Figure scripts
★ ★ ★ ★ ★ ★ ★

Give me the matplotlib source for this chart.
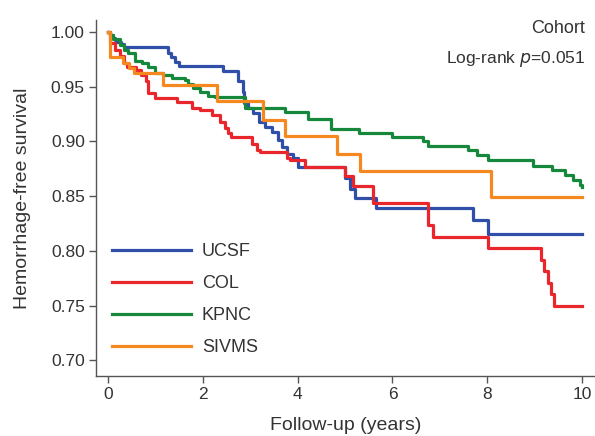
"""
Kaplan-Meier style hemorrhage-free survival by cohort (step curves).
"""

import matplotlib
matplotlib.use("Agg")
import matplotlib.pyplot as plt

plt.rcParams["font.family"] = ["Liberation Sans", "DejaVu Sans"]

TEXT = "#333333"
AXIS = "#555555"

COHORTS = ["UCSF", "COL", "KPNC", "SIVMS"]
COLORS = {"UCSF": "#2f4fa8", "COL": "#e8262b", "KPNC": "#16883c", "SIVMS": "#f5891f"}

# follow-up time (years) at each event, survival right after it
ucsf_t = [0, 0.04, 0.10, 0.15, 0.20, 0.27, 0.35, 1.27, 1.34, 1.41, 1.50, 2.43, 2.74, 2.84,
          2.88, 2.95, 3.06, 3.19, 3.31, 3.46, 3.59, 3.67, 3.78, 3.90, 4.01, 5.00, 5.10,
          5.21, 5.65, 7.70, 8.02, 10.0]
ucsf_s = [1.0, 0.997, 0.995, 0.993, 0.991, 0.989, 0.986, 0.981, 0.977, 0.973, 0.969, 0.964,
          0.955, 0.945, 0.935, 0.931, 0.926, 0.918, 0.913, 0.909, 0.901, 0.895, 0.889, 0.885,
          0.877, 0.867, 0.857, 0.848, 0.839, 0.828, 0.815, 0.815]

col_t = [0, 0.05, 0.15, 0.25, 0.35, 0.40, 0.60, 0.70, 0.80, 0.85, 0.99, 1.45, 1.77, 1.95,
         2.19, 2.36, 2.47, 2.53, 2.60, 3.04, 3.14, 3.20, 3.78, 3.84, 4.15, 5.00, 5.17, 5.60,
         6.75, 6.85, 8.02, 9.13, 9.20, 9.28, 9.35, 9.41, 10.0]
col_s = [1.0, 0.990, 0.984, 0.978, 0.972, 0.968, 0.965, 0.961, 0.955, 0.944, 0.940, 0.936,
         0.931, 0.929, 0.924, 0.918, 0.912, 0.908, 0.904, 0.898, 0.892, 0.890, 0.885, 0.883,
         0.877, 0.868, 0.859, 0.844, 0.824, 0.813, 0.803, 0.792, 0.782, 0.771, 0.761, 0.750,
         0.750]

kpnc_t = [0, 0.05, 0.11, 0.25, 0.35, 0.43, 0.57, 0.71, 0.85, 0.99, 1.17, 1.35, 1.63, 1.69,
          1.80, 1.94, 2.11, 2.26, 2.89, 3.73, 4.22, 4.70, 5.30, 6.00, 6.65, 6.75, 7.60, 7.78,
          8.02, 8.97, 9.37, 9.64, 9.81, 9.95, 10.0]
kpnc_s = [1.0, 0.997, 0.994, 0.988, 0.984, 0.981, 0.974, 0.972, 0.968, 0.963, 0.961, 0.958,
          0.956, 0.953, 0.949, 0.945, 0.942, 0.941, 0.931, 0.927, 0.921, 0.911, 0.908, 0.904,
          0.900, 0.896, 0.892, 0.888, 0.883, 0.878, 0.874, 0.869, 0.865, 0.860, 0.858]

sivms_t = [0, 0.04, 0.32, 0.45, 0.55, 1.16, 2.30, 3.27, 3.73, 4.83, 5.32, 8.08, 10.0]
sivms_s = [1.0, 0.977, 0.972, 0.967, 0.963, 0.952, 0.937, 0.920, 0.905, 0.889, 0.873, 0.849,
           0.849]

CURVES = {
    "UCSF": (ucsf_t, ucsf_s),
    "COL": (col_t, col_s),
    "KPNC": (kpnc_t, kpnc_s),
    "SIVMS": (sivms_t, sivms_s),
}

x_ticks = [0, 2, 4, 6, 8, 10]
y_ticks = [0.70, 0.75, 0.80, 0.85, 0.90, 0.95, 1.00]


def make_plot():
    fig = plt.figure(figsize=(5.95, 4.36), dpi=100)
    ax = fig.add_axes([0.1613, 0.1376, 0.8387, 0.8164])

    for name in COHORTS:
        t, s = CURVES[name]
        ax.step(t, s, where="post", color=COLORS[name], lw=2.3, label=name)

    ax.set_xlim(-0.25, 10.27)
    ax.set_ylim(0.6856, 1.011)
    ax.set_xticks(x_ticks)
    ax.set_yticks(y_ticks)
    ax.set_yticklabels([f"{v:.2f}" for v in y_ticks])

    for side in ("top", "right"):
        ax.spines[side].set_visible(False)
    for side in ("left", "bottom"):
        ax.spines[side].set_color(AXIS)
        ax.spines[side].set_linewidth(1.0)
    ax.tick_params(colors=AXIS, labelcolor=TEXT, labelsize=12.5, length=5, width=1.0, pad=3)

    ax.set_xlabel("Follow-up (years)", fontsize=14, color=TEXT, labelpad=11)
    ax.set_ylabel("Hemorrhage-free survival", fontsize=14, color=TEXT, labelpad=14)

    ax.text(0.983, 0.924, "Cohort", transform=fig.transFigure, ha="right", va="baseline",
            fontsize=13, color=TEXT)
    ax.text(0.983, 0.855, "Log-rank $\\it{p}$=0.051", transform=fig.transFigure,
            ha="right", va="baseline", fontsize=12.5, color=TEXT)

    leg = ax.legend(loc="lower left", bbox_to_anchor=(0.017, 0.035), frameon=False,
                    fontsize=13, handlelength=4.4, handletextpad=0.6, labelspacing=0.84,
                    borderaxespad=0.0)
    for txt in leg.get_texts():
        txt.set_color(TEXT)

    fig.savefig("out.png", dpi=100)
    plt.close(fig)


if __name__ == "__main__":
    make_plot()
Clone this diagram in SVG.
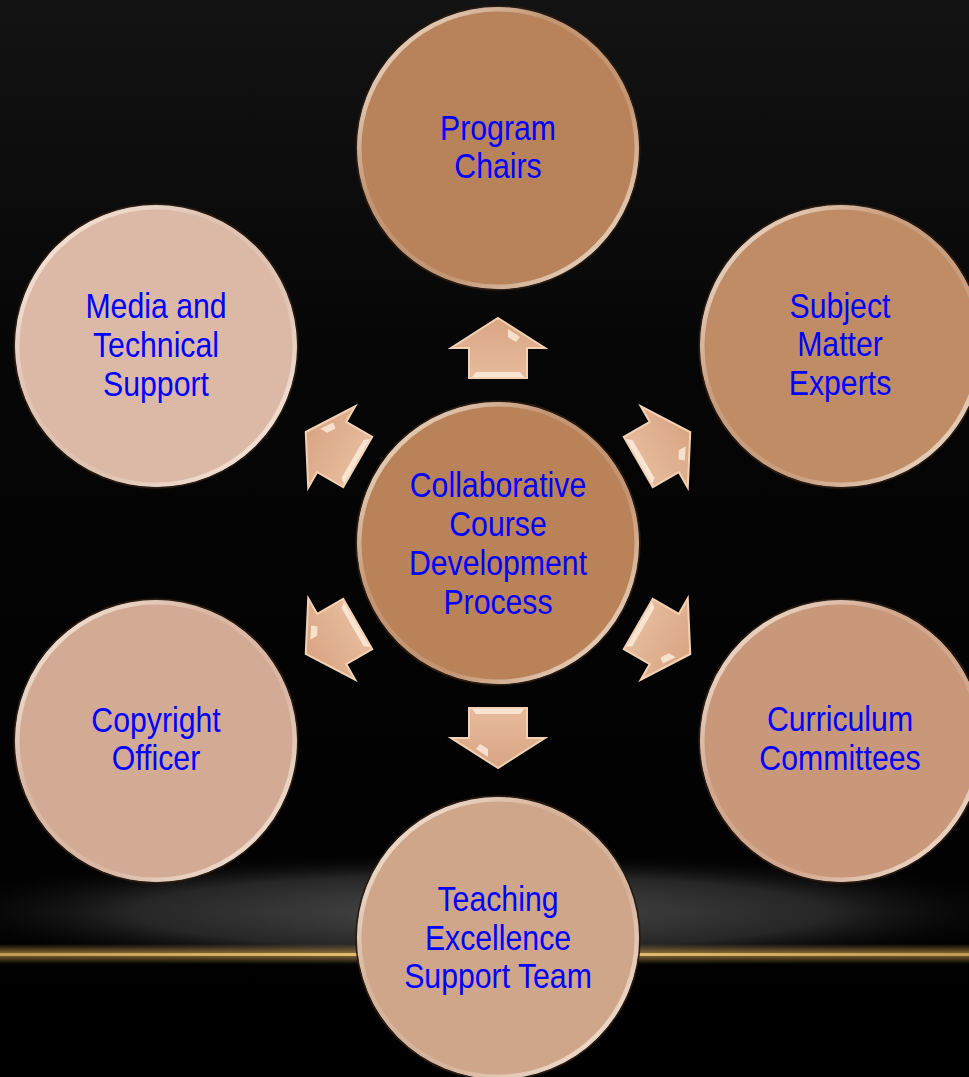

★ ★ ★ ★ ★ ★ ★

(The request):
Copy out all lines above that include the string "matplotlib".

(Worked answer):
Give me the matplotlib source for this chart.
import matplotlib
matplotlib.use("Agg")
import matplotlib.pyplot as plt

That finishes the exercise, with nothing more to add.